O impasse só foi contornado depois de mais de uma hora de interrupção dos trabalhos, com a presidência brasileira reiterando a promessa de retornar à discussão sobre o fim do uso dos combustíveis fósseis durante uma conferência especial na Colômbia, em abril de 2026, evitando assim a aprovação formal de um roadmap na COP30.

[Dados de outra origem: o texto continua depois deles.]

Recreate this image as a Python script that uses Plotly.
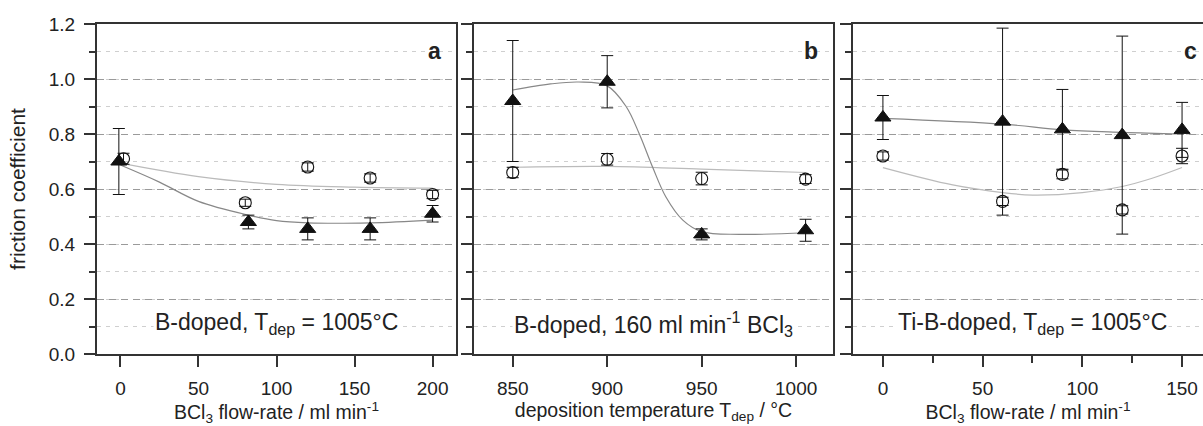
import plotly.graph_objects as go

# ---------------- data ----------------
# panel a : B-doped, T_dep = 1005 °C, x = BCl3 flow-rate
a_circ_x = [2, 80, 120, 160, 200]
a_circ_y = [0.71, 0.55, 0.68, 0.64, 0.58]
a_circ_e = [0.02, 0.013, 0.015, 0.015, 0.015]
a_tri_x = [-1, 82, 120, 160, 200]
a_tri_y = [0.70, 0.48, 0.455, 0.455, 0.51]
a_tri_e = [0.12, 0.025, 0.04, 0.04, 0.03]
a_fit_tri_x = [0, 25, 50, 82, 100, 120, 160, 200]
a_fit_tri_y = [0.687, 0.625, 0.555, 0.505, 0.485, 0.477, 0.477, 0.487]
a_fit_circ_x = [0, 50, 100, 150, 200]
a_fit_circ_y = [0.694, 0.645, 0.617, 0.607, 0.603]

# panel b : B-doped, 160 ml/min BCl3, x = deposition temperature
b_x = [850, 900, 950, 1005]
b_tri_y = [0.92, 0.99, 0.435, 0.45]
b_tri_e = [0.22, 0.095, 0.02, 0.04]
b_circ_y = [0.66, 0.708, 0.638, 0.636]
b_circ_e = [0.019, 0.021, 0.023, 0.016]
b_fit_tri_x = [850, 870, 885, 900, 910, 917, 924, 931, 940, 950, 970, 1005]
b_fit_tri_y = [0.96, 0.982, 0.989, 0.975, 0.90, 0.80, 0.68, 0.572, 0.487, 0.445, 0.435, 0.441]
b_fit_circ_x = [850, 900, 950, 1005]
b_fit_circ_y = [0.679, 0.682, 0.672, 0.66]

# panel c : Ti-B-doped, T_dep = 1005 °C, x = BCl3 flow-rate
c_x = [0, 60, 90, 120, 150]
c_tri_y = [0.86, 0.845, 0.817, 0.796, 0.815]
c_tri_e = [0.08, 0.34, 0.145, 0.36, 0.10]
c_circ_y = [0.72, 0.555, 0.653, 0.524, 0.72]
c_circ_e = [0.015, 0.015, 0.016, 0.015, 0.028]
c_fit_tri_x = [0, 60, 90, 120, 150]
c_fit_tri_y = [0.857, 0.836, 0.815, 0.806, 0.80]
c_fit_circ_x = [0, 35, 60, 75, 100, 120, 135, 150]
c_fit_circ_y = [0.678, 0.615, 0.587, 0.578, 0.587, 0.609, 0.639, 0.678]

y_ticks = [0.0, 0.2, 0.4, 0.6, 0.8, 1.0, 1.2]
panel_letters = ["a", "b", "c"]
panel_notes = ["B-doped, T<sub>dep</sub> = 1005°C",
               "B-doped, 160 ml min<sup>-1</sup> BCl<sub>3</sub>",
               "Ti-B-doped, T<sub>dep</sub> = 1005°C"]
x_titles = ["BCl<sub>3</sub> flow-rate / ml min<sup>-1</sup>",
            "deposition temperature T<sub>dep</sub> / °C",
            "BCl<sub>3</sub> flow-rate / ml min<sup>-1</sup>"]
x_ranges = [[-15, 215], [829.5, 1019.5], [-15, 160.5]]
x_dticks = [50, 50, 50]

# ---------------- layout geometry ----------------
W, H = 1203, 426
top_px, bot_px = 24, 354
panels_px = [(97, 456), (474, 833), (853, 1203)]
FONT = "Liberation Sans"
INK = "#222222"
FRAME = "#333333"

fig = go.Figure()

def add_panel(i, cx, cy, ce, tx, ty, te, fcx, fcy, ftx, fty):
    xa = "x" if i == 0 else f"x{i+1}"
    ya = "y" if i == 0 else f"y{i+1}"
    # fit curves
    fig.add_trace(go.Scatter(x=fcx, y=fcy, mode="lines", xaxis=xa, yaxis=ya,
                             line=dict(color="#bbbbbb", width=1.2, shape="spline"),
                             showlegend=False, hoverinfo="skip"))
    fig.add_trace(go.Scatter(x=ftx, y=fty, mode="lines", xaxis=xa, yaxis=ya,
                             line=dict(color="#888888", width=1.2, shape="spline"),
                             showlegend=False, hoverinfo="skip"))
    # open circles
    fig.add_trace(go.Scatter(x=cx, y=cy, mode="markers", xaxis=xa, yaxis=ya,
                             marker=dict(symbol="circle-open", size=12,
                                         color="#111111", line=dict(width=1.1, color="#111111")),
                             error_y=dict(type="data", array=ce, visible=True,
                                          color="#111111", thickness=1, width=6),
                             showlegend=False))
    # filled triangles
    fig.add_trace(go.Scatter(x=tx, y=ty, mode="markers", xaxis=xa, yaxis=ya,
                             marker=dict(symbol="triangle-up", size=14,
                                         color="#111111", line=dict(width=1, color="#111111")),
                             error_y=dict(type="data", array=te, visible=True,
                                          color="#111111", thickness=1, width=6),
                             showlegend=False))

add_panel(0, a_circ_x, a_circ_y, a_circ_e, a_tri_x, a_tri_y, a_tri_e,
          a_fit_circ_x, a_fit_circ_y, a_fit_tri_x, a_fit_tri_y)
add_panel(1, b_x, b_circ_y, b_circ_e, b_x, b_tri_y, b_tri_e,
          b_fit_circ_x, b_fit_circ_y, b_fit_tri_x, b_fit_tri_y)
add_panel(2, c_x, c_circ_y, c_circ_e, c_x, c_tri_y, c_tri_e,
          c_fit_circ_x, c_fit_circ_y, c_fit_tri_x, c_fit_tri_y)

ydom = [(H - bot_px) / H, (H - top_px) / H]
layout = dict(width=W, height=H, margin=dict(l=0, r=0, t=0, b=0),
              template="none", paper_bgcolor="white", plot_bgcolor="white",
              font=dict(family=FONT, size=19, color=INK), showlegend=False)

annotations = []
for i in range(3):
    x0, x1 = panels_px[i]
    sfx = "" if i == 0 else str(i + 1)
    layout["xaxis" + sfx] = dict(
        domain=[x0 / W, x1 / W], anchor="y" + sfx, range=x_ranges[i],
        dtick=x_dticks[i], tick0=0, ticks="outside", ticklen=11, tickwidth=2,
        tickcolor=FRAME, showline=True, linecolor=FRAME, linewidth=2,
        mirror=True, showgrid=False, zeroline=False,
        tickfont=dict(size=19, family=FONT, color=INK),
        ticklabelstandoff=5,
        title=dict(text=x_titles[i], font=dict(size=19.5, family=FONT, color=INK), standoff=3),
        minor=(dict(dtick=25, ticks="outside", ticklen=7, tickwidth=2, tickcolor=FRAME,
                    showgrid=False) if i == 2 else None),
    )
    layout["yaxis" + sfx] = dict(
        domain=ydom, anchor="x" + sfx, range=[0, 1.2], tickvals=y_ticks,
        tickformat=".1f", ticks="outside", ticklen=11, tickwidth=2, tickcolor=FRAME,
        showticklabels=(i == 0), showline=True, linecolor=FRAME, linewidth=2,
        mirror=(i < 2), zeroline=False,
        showgrid=True, gridcolor="#9a9a9a", gridwidth=1, griddash="7px,5px",
        tickfont=dict(size=19, family=FONT, color=INK),
        ticklabelstandoff=5,
        minor=dict(dtick=0.1, tick0=0, ticks="outside", ticklen=6, tickwidth=2,
                   tickcolor=FRAME, showgrid=True, gridcolor="#cfcfcf",
                   gridwidth=1, griddash="4px,5px"),
        title=(dict(text="friction coefficient", font=dict(size=21, family=FONT, color=INK),
                    standoff=17) if i == 0 else None),
    )
    ref = "x" + (" domain" if i == 0 else f"{i+1} domain")
    yref = "y" + (" domain" if i == 0 else f"{i+1} domain")
    span = (x1 - x0)
    full = 359.0
    annotations.append(dict(text="<b>" + panel_letters[i] + "</b>",
                            xref=ref, yref=yref, x=0.964 * full / span, y=1.1 / 1.2,
                            xanchor="right", yanchor="middle", showarrow=False,
                            font=dict(size=23, family=FONT, color=INK)))
    annotations.append(dict(text=panel_notes[i], xref=ref, yref=yref,
                            x=0.5 * full / span, y=0.11 / 1.2,
                            xanchor="center", yanchor="middle", showarrow=False,
                            bgcolor="white", borderpad=1,
                            font=dict(size=23, family=FONT, color=INK)))
layout["annotations"] = annotations
fig.update_layout(**layout)
fig.write_html("out.html")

Acelerando a implementação
Mas essa foi a parte jogada para a plateia. Na questão substantiva de tornar a COP30 a “COP da implementação”, como anunciado pelo Brasil ao longo de 2025, Belém foi um retumbante sucesso. De fato, esta conferência pode ficar na história como o ponto de virada, quando se aproveitou um alinhamento em torno de vários consensos emergentes entre os signatários do Acordo de Paris tanto para acelerar a implementação de decisões já tomadas nos últimos anos, quanto para conferir um claro mandato para que a presidência brasileira desenhe os instrumentos de financiamento da transição.

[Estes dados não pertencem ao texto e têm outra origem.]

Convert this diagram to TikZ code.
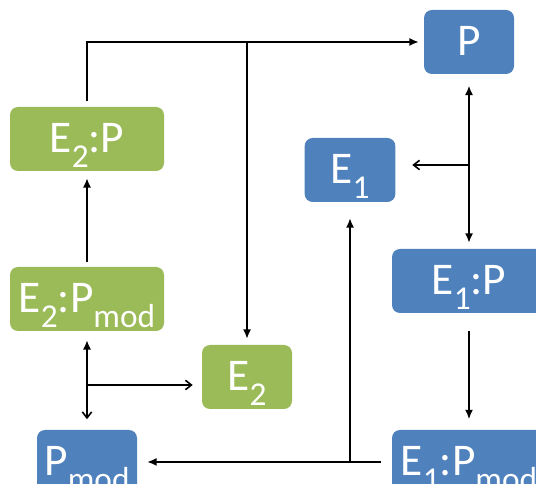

O documento síntese da COP30, é a chamada “Decisão Mutirão”. A parte particularmente importante deste documento é um conjunto de decisões sintetizadas no Global Implementation Accelerator, um pacote de medidas consistentes com decisões passadas da conferência das partes do Acordo de Paris que, pela primeira vez são integradas dando urgência, coerência e centralidade aos planos nacionais de mitigação (NDCs) e de adaptação, e associando sua execução com o financiamento aos países em desenvolvimento.

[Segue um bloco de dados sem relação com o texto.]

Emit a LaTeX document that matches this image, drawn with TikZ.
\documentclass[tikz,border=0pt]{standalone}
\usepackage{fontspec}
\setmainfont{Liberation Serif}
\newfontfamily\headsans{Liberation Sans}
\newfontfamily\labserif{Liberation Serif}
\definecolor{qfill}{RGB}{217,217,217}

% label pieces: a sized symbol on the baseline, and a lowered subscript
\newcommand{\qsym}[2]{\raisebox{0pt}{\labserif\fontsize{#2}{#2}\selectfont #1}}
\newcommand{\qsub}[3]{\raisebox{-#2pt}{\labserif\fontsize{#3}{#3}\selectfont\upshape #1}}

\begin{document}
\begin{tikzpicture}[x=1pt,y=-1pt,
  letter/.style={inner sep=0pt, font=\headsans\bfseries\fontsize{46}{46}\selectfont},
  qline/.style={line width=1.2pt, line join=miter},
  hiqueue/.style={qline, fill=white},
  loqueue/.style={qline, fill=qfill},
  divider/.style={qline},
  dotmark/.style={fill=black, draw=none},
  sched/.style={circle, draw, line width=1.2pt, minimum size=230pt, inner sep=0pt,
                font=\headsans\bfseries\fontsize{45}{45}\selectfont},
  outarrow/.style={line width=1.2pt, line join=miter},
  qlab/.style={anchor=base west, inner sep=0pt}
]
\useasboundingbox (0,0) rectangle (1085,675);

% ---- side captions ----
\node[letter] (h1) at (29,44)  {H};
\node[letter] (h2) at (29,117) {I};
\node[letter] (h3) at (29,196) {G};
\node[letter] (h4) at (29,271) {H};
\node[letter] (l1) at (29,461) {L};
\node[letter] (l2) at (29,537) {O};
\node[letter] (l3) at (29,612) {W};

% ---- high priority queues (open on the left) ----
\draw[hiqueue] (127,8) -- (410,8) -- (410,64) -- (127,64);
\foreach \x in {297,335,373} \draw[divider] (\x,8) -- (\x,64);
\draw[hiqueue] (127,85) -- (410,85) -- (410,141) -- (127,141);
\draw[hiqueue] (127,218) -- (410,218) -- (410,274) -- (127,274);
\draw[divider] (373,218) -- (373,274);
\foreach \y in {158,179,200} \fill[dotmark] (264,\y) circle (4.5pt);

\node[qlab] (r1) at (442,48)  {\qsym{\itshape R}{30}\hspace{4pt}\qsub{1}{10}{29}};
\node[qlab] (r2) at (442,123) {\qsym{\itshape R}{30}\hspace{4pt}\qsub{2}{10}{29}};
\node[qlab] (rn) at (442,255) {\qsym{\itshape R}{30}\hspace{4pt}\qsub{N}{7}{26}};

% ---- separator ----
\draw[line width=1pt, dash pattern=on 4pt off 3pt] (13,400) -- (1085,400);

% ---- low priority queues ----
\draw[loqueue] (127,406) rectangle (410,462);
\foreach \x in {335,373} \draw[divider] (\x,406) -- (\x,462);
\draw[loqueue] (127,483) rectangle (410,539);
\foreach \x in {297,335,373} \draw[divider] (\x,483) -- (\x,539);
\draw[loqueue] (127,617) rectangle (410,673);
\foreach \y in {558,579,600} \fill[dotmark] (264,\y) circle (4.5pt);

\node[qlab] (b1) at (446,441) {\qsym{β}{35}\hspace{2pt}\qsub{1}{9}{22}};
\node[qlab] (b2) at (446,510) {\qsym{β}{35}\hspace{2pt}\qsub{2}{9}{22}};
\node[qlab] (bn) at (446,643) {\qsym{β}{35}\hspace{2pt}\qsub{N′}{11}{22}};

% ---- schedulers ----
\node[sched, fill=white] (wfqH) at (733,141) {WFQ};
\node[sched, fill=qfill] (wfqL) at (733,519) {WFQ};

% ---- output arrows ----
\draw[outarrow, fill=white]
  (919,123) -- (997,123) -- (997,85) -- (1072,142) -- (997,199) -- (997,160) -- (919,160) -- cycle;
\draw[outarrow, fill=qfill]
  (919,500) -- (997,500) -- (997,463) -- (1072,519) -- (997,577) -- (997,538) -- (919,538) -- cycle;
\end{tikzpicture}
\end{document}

O financiamento aos países em desenvolvimento era um ponto central da pauta de Belém. Depois de um começo auspicioso na COP de Glasgow, onde prevaleceu visão otimista sobre o papel do setor financeiro privado, os fluxos de financiamento têm evoluído erraticamente, em parte por influência do instável ambiente macroeconômico global, mas, principalmente, porque a maioria dos países em desenvolvimento tem desvantagem estrutural no acesso aos mercados privados de capital.
Por outro lado, o avanço do aquecimento global torna urgentes os investimentos adicionais em adaptação, normalmente só viabilizados por investimentos públicos.
Este roteiro definindo o caminho para gerar os investimentos necessários, ainda segundo o Mutirão (parágrafos 54 e 55), deverá ser formulado tecnicamente por um grupo de trabalho a ser em breve convocado pela presidência da COP30, para “estabelecer um programa de trabalho de dois anos sobre financiamento climático, inclusive sobre o Artigo 9, parágrafo 1, do Acordo de Paris, no contexto do Artigo 9 do Acordo de Paris como um todo’.”
Este relatório, quando concluído, será de certo modo a forma final, operacionalizável, do chamado Roteiro de Baku a Belém, publicado antes da COP30, definindo, dimensionando e sugerindo como implementar instrumentos de financiamento públicos e privados, transferidos das economias de alta renda média para as economias emergentes, para chegar aos US$ 1,3 trilhão de investimentos na transição em 2035, visto como o volume consistente com a trajetória proposta pelo Acordo de Paris. Agora, é botar mãos à obra.